Provide Documents to Buyers: Consider what documents should be provided to buyers. If the Builder is not going to "opt out" of Title 7's Pre-litigation Procedures, then all the documentation described in the section titled ("Required Sales Documentation") must be provided to buyers. If the Builder does "opt out" of Title 7's Pre-litigation Procedures, then notice of the decision to "opt out" must be provided to the buyer as well as all documents required by the Builder's alternative non-adversarial procedures. The required One Year Fit and Finish Warranty must be provided to buyers.

What About Associations?

Title 7 appears to be intended to apply to common area conveyed to Associations in the same manner that it applies to residences conveyed to buyers.

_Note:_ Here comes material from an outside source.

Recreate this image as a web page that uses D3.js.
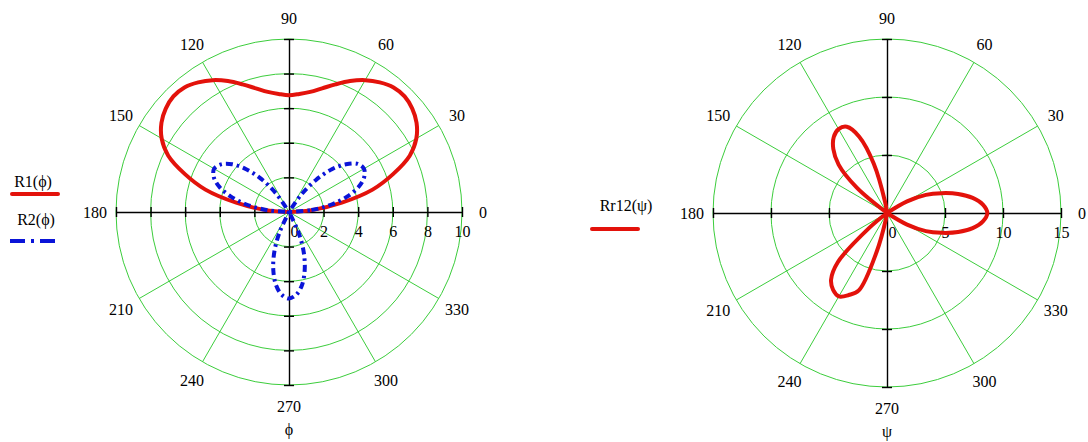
<!DOCTYPE html>
<html>
<head>
<meta charset="utf-8">
<script src="https://cdn.jsdelivr.net/npm/d3@7/dist/d3.min.js"></script>
<style>
  html, body { margin: 0; padding: 0; background: #fff; }
  svg text { font-family: "Liberation Serif", "Times New Roman", serif; font-size: 16px; fill: #000; }
</style>
</head>
<body>
<svg id="chart" width="1088" height="442"></svg>
<script>
// Angle grids (degrees) for the sampled patterns
const phiHalf = d3.range(0, 185, 5);     // 0..180
const phiFull = d3.range(0, 360, 5);     // 0..355
const psiFull = d3.range(0, 360, 5);     // 0..355

// R1(phi): upper-half pattern
const r1Values = [0, 1.4, 3.1, 5.0, 6.4, 7.7, 8.5, 9.0, 9.3, 9.45, 9.4, 9.15, 8.8, 8.35, 7.85, 7.4, 7.05, 6.85, 6.75,
                  6.85, 7.05, 7.4, 7.85, 8.35, 8.8, 9.15, 9.4, 9.45, 9.3, 9.0, 8.5, 7.7, 6.4, 5.0, 3.1, 1.4, 0];

// R2(phi): three lobes at 30, 150, 270 degrees
const r2Values = [0, 1.3, 2.5, 3.5, 4.3, 4.8, 5.0, 4.85, 4.3, 3.5, 2.4, 1.2,
                  0, 0, 0, 0, 0, 0, 0, 0, 0, 0, 0, 0,
                  0, 1.3, 2.5, 3.5, 4.3, 4.8, 5.0, 4.8, 4.3, 3.5, 2.5, 1.3,
                  0, 0, 0, 0, 0, 0, 0, 0, 0, 0, 0, 0,
                  0, 1.3, 2.5, 3.5, 4.3, 4.8, 5.0, 4.8, 4.3, 3.5, 2.5, 1.3,
                  0, 0, 0, 0, 0, 0, 0, 0, 0, 0, 0, 0];

// Rr12(psi): three lobes at 0, 120, 240 degrees
const rr12Values = [8.65, 8.3, 7.5, 6.35, 5.0, 3.7, 2.0, 0,
                    0, 0, 0, 0, 0, 0, 0, 0, 0, 0, 0, 0,
                    1.0, 4.4, 7.0, 8.2, 8.35, 8.0, 7.2, 5.9, 3.4, 0,
                    0, 0, 0, 0, 0, 0, 0, 0, 0, 0, 0, 0, 0, 0,
                    2.0, 6.0, 7.5, 8.1, 8.3, 7.8, 7.1, 3.5, 0.5, 0,
                    0, 0, 0, 0, 0, 0, 0, 0, 0, 0, 0, 0,
                    2.0, 3.7, 5.0, 6.35, 7.5, 8.3];

// Axis tick values
const angleLabels = [0, 30, 60, 90, 120, 150, 180, 210, 240, 270, 300, 330];
const leftTicks = [2, 4, 6, 8, 10];
const rightTicks = [5, 10, 15];

const svg = d3.select("#chart");
const gridColor = "#3ccd3c";
const red = "#e3120b";
const blue = "#0a14d8";

function polarPanel(opt) {
  const g = svg.append("g").attr("transform", `translate(${opt.cx},${opt.cy})`);
  const R = opt.radius;
  const r = d3.scaleLinear().domain([0, opt.max]).range([0, R]);
  const ang = d3.scaleLinear().domain([0, 360]).range([Math.PI / 2, Math.PI / 2 - 2 * Math.PI]);

  // concentric grid circles
  g.selectAll("circle.grid").data(opt.ticks).join("circle")
    .attr("r", d => r(d)).attr("fill", "none")
    .attr("stroke", gridColor).attr("stroke-width", 1);

  // radial spokes every 30 degrees
  g.selectAll("line.spoke").data(angleLabels.filter(a => a % 90 !== 0)).join("line")
    .attr("x1", 0).attr("y1", 0)
    .attr("x2", d => R * Math.cos(d * Math.PI / 180))
    .attr("y2", d => -R * Math.sin(d * Math.PI / 180))
    .attr("stroke", gridColor).attr("stroke-width", 1);

  // horizontal axis with ticks through the centre
  const xs = d3.scaleLinear().domain([-opt.max, opt.max]).range([-R, R]);
  const allTicks = [...opt.ticks.map(t => -t).reverse(), 0, ...opt.ticks];
  const xAxis = g.append("g").call(
    d3.axisBottom(xs).tickValues(allTicks).tickSizeInner(5).tickSizeOuter(0)
      .tickFormat(d => d >= 0 ? d3.format("d")(d) : ""));
  xAxis.select(".domain").attr("stroke", "#000").attr("stroke-width", 1.4);
  xAxis.selectAll(".tick line").attr("y1", -5).attr("y2", 5)
    .attr("stroke", "#000").attr("stroke-width", 1.4)
    .attr("display", d => d === 0 ? "none" : null);
  xAxis.selectAll(".tick text").attr("y", 14).attr("dy", "0.71em")
    .attr("dx", d => d === 0 ? 5 : 0)
    .style("font-family", "'Liberation Serif', 'Times New Roman', serif").style("font-size", "16px");

  const ys = d3.scaleLinear().domain([-opt.max, opt.max]).range([R, -R]);
  const yAxis = g.append("g").call(
    d3.axisLeft(ys).tickValues(allTicks.filter(d => d !== 0)).tickSizeInner(5).tickSizeOuter(0).tickFormat(""));
  yAxis.select(".domain").attr("stroke", "#000").attr("stroke-width", 1.4);
  yAxis.selectAll(".tick line").attr("x1", -5).attr("x2", 5)
    .attr("stroke", "#000").attr("stroke-width", 1.4);

  // angle labels around the rim
  g.selectAll("text.ang").data(angleLabels).join("text")
    .attr("x", d => (R + 21) * Math.cos(d * Math.PI / 180))
    .attr("y", d => -(R + 21) * Math.sin(d * Math.PI / 180))
    .attr("text-anchor", "middle").attr("dominant-baseline", "central")
    .text(d => d);

  // variable name under the chart
  g.append("text").attr("x", 0).attr("y", R + 44)
    .attr("text-anchor", "middle").attr("dominant-baseline", "central")
    .text(opt.varName);

  // pattern curves
  opt.series.forEach(s => {
    const pts = s.angles.map((a, i) => ({ a, v: s.values[i] }));
    const line = d3.lineRadial()
      .angle(d => ang(d.a))
      .radius(d => r(d.v))
      .curve(s.closed ? d3.curveCatmullRomClosed.alpha(0.5) : d3.curveCatmullRom.alpha(0.5));
    g.append("path").attr("d", line(pts))
      .attr("fill", "none").attr("stroke", s.color).attr("stroke-width", 4)
      .attr("stroke-linejoin", "round")
      .attr("stroke-linecap", s.dash ? "butt" : "round")
      .attr("stroke-dasharray", s.dash || null);
  });
}

polarPanel({
  cx: 289, cy: 212, radius: 173, max: 10, ticks: leftTicks, varName: "ϕ",
  series: [
    { angles: phiHalf, values: r1Values, color: red, closed: false },
    { angles: phiFull, values: r2Values, color: blue, closed: true, dash: "7,4,2.5,4" }
  ]
});

polarPanel({
  cx: 887, cy: 213, radius: 174, max: 15, ticks: rightTicks, varName: "ψ",
  series: [
    { angles: psiFull, values: rr12Values, color: red, closed: true }
  ]
});

// legends
const legend = svg.append("g");
legend.append("text").attr("x", 33).attr("y", 181).attr("text-anchor", "middle")
  .attr("dominant-baseline", "central").text("R1(ϕ)");
legend.append("line").attr("x1", 12).attr("x2", 58).attr("y1", 194).attr("y2", 194)
  .attr("stroke", red).attr("stroke-width", 4).attr("stroke-linecap", "round");
legend.append("text").attr("x", 36).attr("y", 219).attr("text-anchor", "middle")
  .attr("dominant-baseline", "central").text("R2(ϕ)");
legend.append("line").attr("x1", 10).attr("x2", 58).attr("y1", 241).attr("y2", 241)
  .attr("stroke", blue).attr("stroke-width", 4).attr("stroke-dasharray", "15,6,3,6");

legend.append("text").attr("x", 626).attr("y", 205).attr("text-anchor", "middle")
  .attr("dominant-baseline", "central").text("Rr12(ψ)");
legend.append("line").attr("x1", 592).attr("x2", 638).attr("y1", 229).attr("y2", 229)
  .attr("stroke", red).attr("stroke-width", 4).attr("stroke-linecap", "round");
</script>
</body>
</html>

However, Title 7 does not adequately address Associations. For example, Association common area generally includes improvements other than "residences" (this term is used 10 times in Title 7) and there is no "initial sale" or "sales representative" (the term "sale" is used 15 times in Title 7) relating to conveyances of common area to an Association. The inapplicability of these terms to Associations makes it difficult to understand how Title 7 applies to common area. Further, Civil Code Section 896 provides that Title 7 "applies to original construction intended to be sold as an individual dwelling unit." And California Civil Code Section 938 provides that "This title applies only to new residential units where the purchase agreement with the buyer was signed by the seller on or after January 1, 2003." Associations do not own "individual dwelling units" or "residential units."

The same analysis, documents and actions discussed in "Careful Planning" should be performed for all common area improvements.